Data block ▸
^^^^
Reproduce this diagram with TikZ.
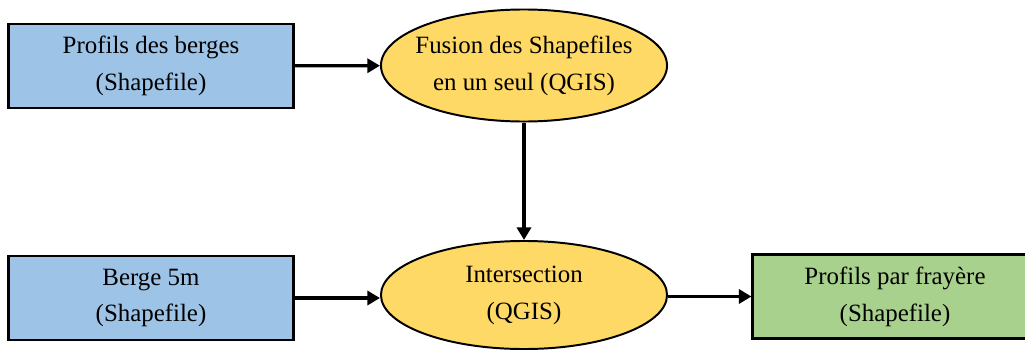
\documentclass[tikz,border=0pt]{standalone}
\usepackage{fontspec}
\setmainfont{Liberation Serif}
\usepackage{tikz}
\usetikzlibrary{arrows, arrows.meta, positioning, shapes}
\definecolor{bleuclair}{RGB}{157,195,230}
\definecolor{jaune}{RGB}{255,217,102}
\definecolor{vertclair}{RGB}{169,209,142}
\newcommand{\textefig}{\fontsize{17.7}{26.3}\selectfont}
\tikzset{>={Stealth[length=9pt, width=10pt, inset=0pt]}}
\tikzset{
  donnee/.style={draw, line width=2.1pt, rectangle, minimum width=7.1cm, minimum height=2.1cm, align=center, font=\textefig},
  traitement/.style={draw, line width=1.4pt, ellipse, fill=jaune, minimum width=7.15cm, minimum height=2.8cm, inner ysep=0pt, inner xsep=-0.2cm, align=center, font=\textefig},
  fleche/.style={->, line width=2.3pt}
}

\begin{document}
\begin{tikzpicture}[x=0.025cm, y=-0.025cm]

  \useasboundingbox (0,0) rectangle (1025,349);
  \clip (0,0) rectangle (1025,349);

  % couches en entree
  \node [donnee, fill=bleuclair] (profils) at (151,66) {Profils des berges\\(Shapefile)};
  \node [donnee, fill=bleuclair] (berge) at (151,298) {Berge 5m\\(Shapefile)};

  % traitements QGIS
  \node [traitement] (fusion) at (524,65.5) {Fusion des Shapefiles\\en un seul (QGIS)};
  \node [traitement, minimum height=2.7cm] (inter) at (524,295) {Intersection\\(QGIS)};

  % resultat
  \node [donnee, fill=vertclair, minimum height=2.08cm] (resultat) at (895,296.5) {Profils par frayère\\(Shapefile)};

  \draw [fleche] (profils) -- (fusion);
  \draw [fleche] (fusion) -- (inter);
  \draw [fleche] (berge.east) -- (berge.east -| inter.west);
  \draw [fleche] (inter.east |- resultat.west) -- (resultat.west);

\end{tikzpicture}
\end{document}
^^^^
Instructions to follow ▸ Transcribe all the lines above exactly, apart from the pictures.

Response below ▸
Reproduce this diagram with TikZ.
\documentclass[tikz,border=0pt]{standalone}
\usepackage{fontspec}
\setmainfont{Liberation Serif}
\usepackage{tikz}
\usetikzlibrary{arrows, arrows.meta, positioning, shapes}
\definecolor{bleuclair}{RGB}{157,195,230}
\definecolor{jaune}{RGB}{255,217,102}
\definecolor{vertclair}{RGB}{169,209,142}
\newcommand{\textefig}{\fontsize{17.7}{26.3}\selectfont}
\tikzset{>={Stealth[length=9pt, width=10pt, inset=0pt]}}
\tikzset{
  donnee/.style={draw, line width=2.1pt, rectangle, minimum width=7.1cm, minimum height=2.1cm, align=center, font=\textefig},
  traitement/.style={draw, line width=1.4pt, ellipse, fill=jaune, minimum width=7.15cm, minimum height=2.8cm, inner ysep=0pt, inner xsep=-0.2cm, align=center, font=\textefig},
  fleche/.style={->, line width=2.3pt}
}

\begin{document}
\begin{tikzpicture}[x=0.025cm, y=-0.025cm]

  \useasboundingbox (0,0) rectangle (1025,349);
  \clip (0,0) rectangle (1025,349);

  % couches en entree
  \node [donnee, fill=bleuclair] (profils) at (151,66) {Profils des berges\\(Shapefile)};
  \node [donnee, fill=bleuclair] (berge) at (151,298) {Berge 5m\\(Shapefile)};

  % traitements QGIS
  \node [traitement] (fusion) at (524,65.5) {Fusion des Shapefiles\\en un seul (QGIS)};
  \node [traitement, minimum height=2.7cm] (inter) at (524,295) {Intersection\\(QGIS)};

  % resultat
  \node [donnee, fill=vertclair, minimum height=2.08cm] (resultat) at (895,296.5) {Profils par frayère\\(Shapefile)};

  \draw [fleche] (profils) -- (fusion);
  \draw [fleche] (fusion) -- (inter);
  \draw [fleche] (berge.east) -- (berge.east -| inter.west);
  \draw [fleche] (inter.east |- resultat.west) -- (resultat.west);

\end{tikzpicture}
\end{document}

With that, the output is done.